Several city residents were on Tuesday morning forced to walk to work due to heavy traffic on major roads in Nairobi.
The gridlocks were linked to the Monday, March 20 protests that paralysed transport all over the Capital City.
From Jogoo Road, Ngong Road, Thika Road and Langata Road, several people were spotted walking towards the city centre.
Among them were primary and secondary school students who were supposed to report back on Monday after spending half term away from the institutions of learning.
In some routes, fares were doubled forcing the commuters to dig deeper into their pockets.
"I paid Sh80 from Donholm to the city centre which usually costs Sh20 or Sh30," Esther Mumbua one of the residents said.
"It is painful for us parents who are taking our children back to school but there is nothing much we can do, my daughter is travelling to Meru," she added.
Others who spoke to The Standard said they missed crucial appointments on Monday, including court sessions and medical attention.
"I was supposed to go for a check-up at Kenyatta National Hospital on Monday but I couldn't because of the demonstrations, It might take another two weeks for me to see the doctor," one of the residents who was caught up in the snarl-up said.

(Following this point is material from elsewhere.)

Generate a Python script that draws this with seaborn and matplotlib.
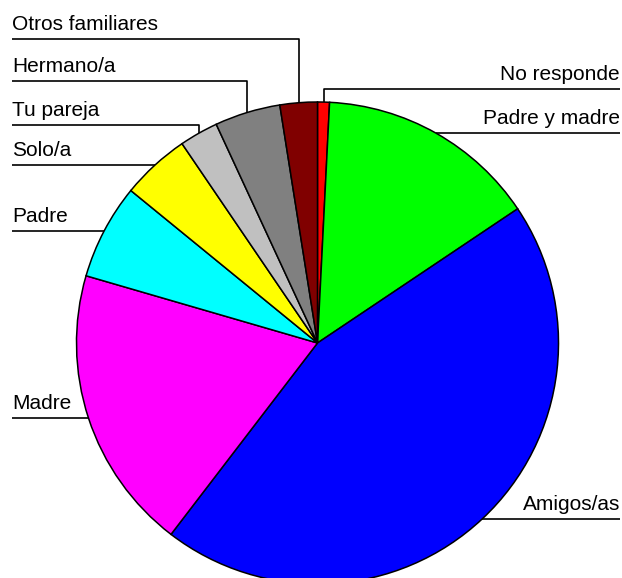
import numpy as np
import matplotlib
matplotlib.use("Agg")
import matplotlib.pyplot as plt
import seaborn as sns

# ---- data (clockwise from top) ----
categories = ["No responde", "Padre y madre", "Amigos/as", "Madre", "Padre",
              "Solo/a", "Tu pareja", "Hermano/a", "Otros familiares"]
values = [0.8, 14.8, 44.8, 19.1, 6.4, 4.6, 2.6, 4.4, 2.5]
colors = ["#FF0000", "#00FF00", "#0000FF", "#FF00FF", "#00FFFF",
          "#FFFF00", "#C0C0C0", "#808080", "#800000"]

# label layout: side and y (pixels from top) of the label underline; None = level with wedge point
label_side = ["right", "right", "right", "left", "left", "left", "left", "left", "left"]
label_line_y = [89, None, None, None, None, None, 125, 81, 39]

sns.set_theme(style="white")
plt.rcParams["font.family"] = ["Liberation Sans", "DejaVu Sans"]

W, H = 622, 578
fig = plt.figure(figsize=(W / 100, H / 100), dpi=100)
ax = fig.add_axes([0, 0, 1, 1])

cx, cy_px, r = 317.5, 343, 241
cy = H - cy_px

wedges, _ = ax.pie(values, colors=colors, startangle=90, counterclock=False,
                   center=(cx, cy), radius=r,
                   wedgeprops=dict(edgecolor="black", linewidth=1.1))
ax.set_xlim(0, W)
ax.set_ylim(0, H)
ax.set_aspect("equal")
ax.axis("off")

left_x, right_x = 12, 620
for w, lab, side, ly in zip(wedges, categories, label_side, label_line_y):
    mid = np.deg2rad((w.theta1 + w.theta2) / 2)
    px = cx + r * np.cos(mid)
    py = cy + r * np.sin(mid)
    line_y = py if ly is None else H - ly
    end_x = left_x if side == "left" else right_x
    ax.plot([end_x, px, px], [line_y, line_y, py], color="black", lw=1.2,
            solid_capstyle="butt", zorder=3, clip_on=False)
    ax.text(end_x, line_y + 9, lab, ha="left" if side == "left" else "right",
            va="baseline", fontsize=15, color="black")

fig.savefig("out.png", dpi=100)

The anti-government protests were called by Azimio leader Raila Odinga challenging the Ruto administration to lower the cost of living among other issues.
On Monday evening hundreds of other commuters in the city-outbound train were forced to spend about an hour in the coaches after some rowdy youths blocked the railway line at Donholm stage.
This forced the train to change the route back to the city centre at around 7pm where the passengers were forced to find other means to the estates.
Azimio leader Raila Odinga has announced that the protests will go on every Monday until the government bows to pressure.